Après avoir montré la nécessité d’une science sociale, M. H. Spencer établit l’existence d’une telle science, et il la prouve, selon nous, par de très bonnes raisons. Il combat la doctrine théologique, qui fait intervenir indiscrètement la Providence dans les événemens historiques, et une autre théorie non moins exagérée, celle des grands hommes. Il prouve que, de l’aveu même de ceux qui la combattent, il y a une science sociale, puisqu’on fait des lois pour l’avenir, ce qui suppose évidemment que les actions humaines sont soumises à quelques règles, et qu’on peut les prévoir dans une certaine mesure. « Autrement, dit l’auteur, un gouvernement et une législation seraient choses absurdes. On pourrait, si l’on voulait, faire dépendre les actes du parlement d’un tirage au sort, ou les jouer à pile ou face, ou, mieux encore, s’en passer. Les conséquences sociales ne se déroulant pas dans un ordre assignable, on ne saurait compter d’avance sur aucun effet, tout serait dans le chaos. » — Si au contraire on fait des lois, c’est qu’on reconnaît par là même une certaine causalité naturelle, de certaines liaisons constatées entre les causes et les effets. C’est d’ailleurs se faire de la science une idée trop étroite que d’exiger dans toutes les matières le même degré de précision. Ce n’est qu’en mécanique et en physique, c’est-à-dire dans les sciences de la matière inorganique, que l’on peut établir des lois quantitatives. Dans les sciences biologiques, les lois ne sont que qualitatives : la prévision y est donc moins rigoureuse. Même en météorologie, les prévisions ne sont qu’approximatives ; mais partout où il y a prévision à quelque degré, il y a science. Lors même que dans les relations sociales il n’y aurait pas de lois plus rigoureuses qu’en météorologie, elles suffiraient encore pour être la matière d’une science.

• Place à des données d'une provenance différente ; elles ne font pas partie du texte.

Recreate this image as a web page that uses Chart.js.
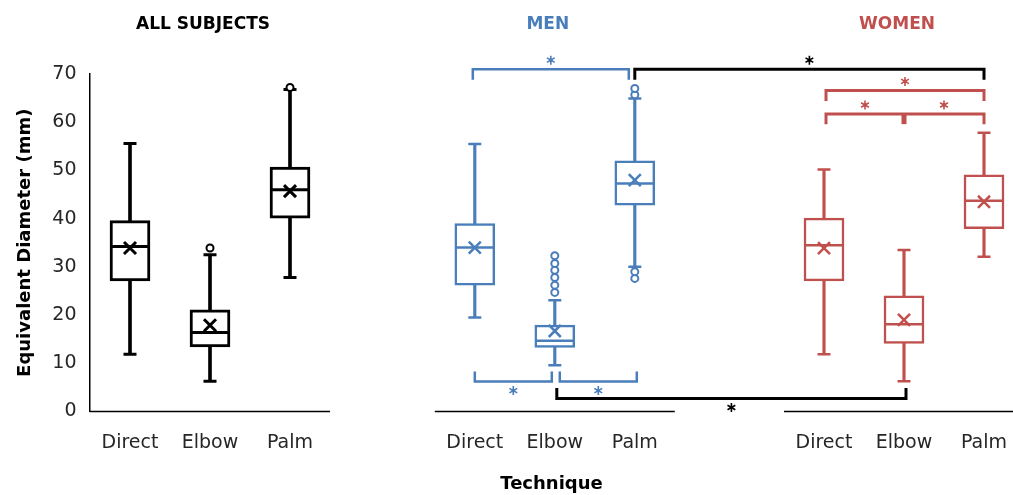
<!DOCTYPE html>
<html>
<head>
<meta charset="utf-8">
<script src="https://cdn.jsdelivr.net/npm/chart.js@4.4.0/dist/chart.umd.min.js"></script>
<style>
  html, body { margin: 0; padding: 0; background: #fff; }
  #wrap { position: relative; width: 1013px; height: 495px; }
</style>
</head>
<body>
<div id="wrap"><canvas id="chart"></canvas></div>
<script>
// values
// order: all subjects (Direct, Elbow, Palm), men (...), women (...)
let groups = ["ALL SUBJECTS", "MEN", "WOMEN"];
let techniques = ["Direct", "Elbow", "Palm"];
let whiskerLow = [11.9, 6.3, 27.8, 19.5, 9.6, 30.0, 11.9, 6.3, 32.1];
let quartile1 = [27.1, 13.4, 40.1, 26.2, 13.3, 42.8, 27.1, 14.1, 37.9];
let medians = [34.2, 16.4, 46.0, 34.0, 14.7, 47.3, 34.5, 18.1, 43.7];
let quartile3 = [39.6, 21.1, 50.7, 39.0, 17.9, 52.0, 40.1, 24.0, 49.1];
let whiskerHigh = [55.6, 32.5, 66.8, 55.5, 23.1, 64.9, 50.2, 33.5, 57.8];
let means = [33.9, 17.9, 45.7, 34.0, 16.7, 48.0, 33.9, 19.0, 43.5];
let outliers = [
  [], [33.9], [67.2],
  [], [24.7, 26.2, 27.8, 29.3, 30.7, 32.3], [27.6, 29.0, 65.7, 67.0],
  [], [], [],
];
let yTicks = [0, 10, 20, 30, 40, 50, 60, 70];

// significance brackets: box index from / to, level (mm) and tip (mm)
let brackets = [
  { from: 3, to: 5, level: 71.0, tip: 68.8, group: 1, dx: [-2, -6], up: true },
  { from: 5, to: 8, level: 71.0, tip: 68.8, group: 0, dx: [0, 0], up: true },
  { from: 6, to: 8, level: 66.6, tip: 64.4, group: 2, dx: [2, 0], up: true },
  { from: 6, to: 8, level: 61.7, tip: 59.6, group: 2, dx: [2, 0], up: true, mid: 7 },
  { from: 3, to: 4, level: 6.2, tip: 8.3, group: 1, dx: [0, -3], up: false },
  { from: 4, to: 5, level: 6.2, tip: 8.3, group: 1, dx: [5, 2], up: false },
  { from: 4, to: 7, level: 2.7, tip: 4.9, group: 0, dx: [2, 2], up: false },
];

let colors = ["#000000", "#4a7ebb", "#c0504d"];
let lineWidths = [3, 2.5, 2.5];
let groupStart = [0, 4.31, 8.675];

let xs = [];
for (let g = 0; g < 3; g++) {
  for (let t = 0; t < 3; t++) {
    xs.push(groupStart[g] + 0.5 + t);
  }
}

let datasets = [];
for (let g = 0; g < 3; g++) {
  let idx = [3 * g, 3 * g + 1, 3 * g + 2];
  let color = colors[g];
  let w = lineWidths[g];
  datasets.push({
    type: "bar",
    data: idx.map((i) => ({ x: xs[i], y: [whiskerLow[i], whiskerHigh[i]] })),
    backgroundColor: color,
    borderWidth: 0,
    barThickness: w,
    grouped: false,
    order: 5,
  });
  datasets.push({
    type: "bar",
    data: idx.map((i) => ({ x: xs[i], y: [quartile1[i], quartile3[i]] })),
    backgroundColor: "#ffffff",
    borderColor: color,
    borderWidth: w,
    borderSkipped: false,
    barThickness: 40,
    grouped: false,
    order: 4,
  });
  let caps = [];
  for (let i of idx) {
    caps.push({ x: xs[i], y: whiskerLow[i] });
    caps.push({ x: xs[i], y: whiskerHigh[i] });
  }
  datasets.push({
    type: "scatter",
    data: caps,
    pointStyle: "line",
    pointRadius: 6.5,
    pointBorderWidth: w,
    pointBorderColor: color,
    order: 3,
  });
  datasets.push({
    type: "scatter",
    data: idx.map((i) => ({ x: xs[i], y: medians[i] })),
    pointStyle: "line",
    pointRadius: 19,
    pointBorderWidth: w,
    pointBorderColor: color,
    order: 2,
  });
  datasets.push({
    type: "scatter",
    data: idx.map((i) => ({ x: xs[i], y: means[i] })),
    pointStyle: "crossRot",
    pointRadius: 8.5,
    pointBorderWidth: w,
    pointBorderColor: color,
    order: 1,
  });
  let outs = [];
  for (let i of idx) {
    for (let v of outliers[i]) {
      outs.push({ x: xs[i], y: v });
    }
  }
  datasets.push({
    type: "scatter",
    data: outs,
    pointStyle: "circle",
    pointRadius: 3.5,
    pointBackgroundColor: "#ffffff",
    pointBorderWidth: 2,
    pointBorderColor: color,
    order: 0,
  });
}

function drawStar(ctx, x, y, color) {
  ctx.save();
  ctx.strokeStyle = color;
  ctx.lineWidth = 1.6;
  ctx.beginPath();
  for (let k = 0; k < 3; k++) {
    let a = (Math.PI / 3) * k + Math.PI / 2;
    ctx.moveTo(x - Math.cos(a) * 4.5, y - Math.sin(a) * 4.5);
    ctx.lineTo(x + Math.cos(a) * 4.5, y + Math.sin(a) * 4.5);
  }
  ctx.stroke();
  ctx.fillStyle = color;
  ctx.beginPath();
  ctx.arc(x, y, 1.8, 0, Math.PI * 2);
  ctx.fill();
  ctx.restore();
}

let extras = {
  id: "extras",
  afterDraw(chart) {
    let ctx = chart.ctx;
    let xScale = chart.scales.x;
    let yScale = chart.scales.y;
    ctx.save();
    // x axis pieces, one for each group
    ctx.strokeStyle = "#000";
    ctx.lineWidth = 1.5;
    let y0 = yScale.getPixelForValue(0);
    for (let g = 0; g < 3; g++) {
      let a = xScale.getPixelForValue(groupStart[g]);
      let b = Math.min(xScale.getPixelForValue(groupStart[g] + 3), chart.width);
      ctx.beginPath();
      ctx.moveTo(a, y0);
      ctx.lineTo(b, y0);
      ctx.stroke();
    }
    // group titles
    ctx.font = "bold 17px 'DejaVu Sans'";
    ctx.textAlign = "center";
    ctx.textBaseline = "middle";
    for (let g = 0; g < 3; g++) {
      ctx.fillStyle = colors[g];
      ctx.fillText(groups[g], xScale.getPixelForValue(xs[3 * g + 1]) - 7, 25);
    }
    // brackets
    ctx.lineJoin = "miter";
    ctx.lineCap = "butt";
    for (let br of brackets) {
      let color = colors[br.group];
      let x1 = xScale.getPixelForValue(xs[br.from]) + br.dx[0];
      let x2 = xScale.getPixelForValue(xs[br.to]) + br.dx[1];
      let yl = yScale.getPixelForValue(br.level);
      let yt = yScale.getPixelForValue(br.tip);
      ctx.strokeStyle = color;
      ctx.lineWidth = br.group == 1 ? 2.5 : 3;
      ctx.beginPath();
      ctx.moveTo(x1, yt);
      ctx.lineTo(x1, yl);
      ctx.lineTo(x2, yl);
      ctx.lineTo(x2, yt);
      ctx.stroke();
      let sy = br.up ? yl - 9 : yl + 9;
      if (br.mid !== undefined) {
        let xm = xScale.getPixelForValue(xs[br.mid]);
        ctx.lineWidth = 5;
        ctx.beginPath();
        ctx.moveTo(xm, yl);
        ctx.lineTo(xm, yt);
        ctx.stroke();
        drawStar(ctx, (x1 + xm) / 2, sy, color);
        drawStar(ctx, (xm + x2) / 2, sy, color);
      } else {
        drawStar(ctx, (x1 + x2) / 2, sy, color);
      }
    }
    ctx.restore();
  },
};

let tickFont = { family: "'DejaVu Sans'", size: 19 };
let titleFont = { family: "'DejaVu Sans'", size: 18, weight: "bold" };

let chart = new Chart(document.getElementById("chart"), {
  type: "bar",
  data: { datasets: datasets },
  options: {
    responsive: true,
    maintainAspectRatio: false,
    animation: false,
    events: [],
    layout: { autoPadding: false, padding: { top: 74, left: 0, right: 0, bottom: 0 } },
    plugins: { legend: { display: false }, tooltip: { enabled: false } },
    scales: {
      x: {
        type: "linear",
        min: 0,
        max: 11.5375,
        offset: false,
        grid: {
          display: true,
          drawOnChartArea: false,
          drawTicks: true,
          tickLength: 20,
          color: "rgba(0,0,0,0)",
          offset: false,
        },
        border: { display: false },
        afterBuildTicks: (scale) => {
          scale.ticks = xs.map((v) => ({ value: v }));
        },
        afterFit: (scale) => {
          scale.height = 83.5;
        },
        ticks: {
          autoSkip: false,
          maxRotation: 0,
          padding: 0,
          color: "#262626",
          font: tickFont,
          callback: (value, index) => techniques[index % 3],
        },
        title: {
          display: true,
          text: "Technique",
          color: "#000",
          font: titleFont,
          padding: { top: 0, bottom: 0 },
        },
      },
      y: {
        min: 0,
        max: 70,
        grid: { display: false, drawTicks: false },
        border: { display: true, color: "#000", width: 1.5 },
        afterBuildTicks: (scale) => {
          scale.ticks = yTicks.map((v) => ({ value: v }));
        },
        afterFit: (scale) => {
          scale.width = 90;
        },
        ticks: { padding: 13.5, color: "#262626", font: tickFont },
        title: {
          display: true,
          text: "Equivalent Diameter (mm)",
          color: "#000",
          font: titleFont,
          padding: { top: 15, bottom: 0 },
        },
      },
    },
  },
  plugins: [extras],
});
</script>
</body>
</html>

Nous approuvons fort ces considérations, et nous les avons nous-même plus d’une fois opposées à la conception étroite des positivistes, qui refusent le caractère de science à la philosophie et aux sciences morales. Cependant, si les vues de M. H. Spencer sont

  1. Tel est le but d’une institution libre, récemment fondée en France, sous la direction de M. Em. Boutmy, l’École des sciences politiques, — institution qui a précisément pour objet d’étudier les faits politiques à un point de vue absolument désintéressé et en dehors de tout esprit de parti : les finances, le droit des gens, la diplomatie, la législation comparée, l’histoire des institutions, tels sont les objets dont se compose la science politique, et dont l’enseignement, à la fois théorique et technique, est donné par l’école dont nous parlons.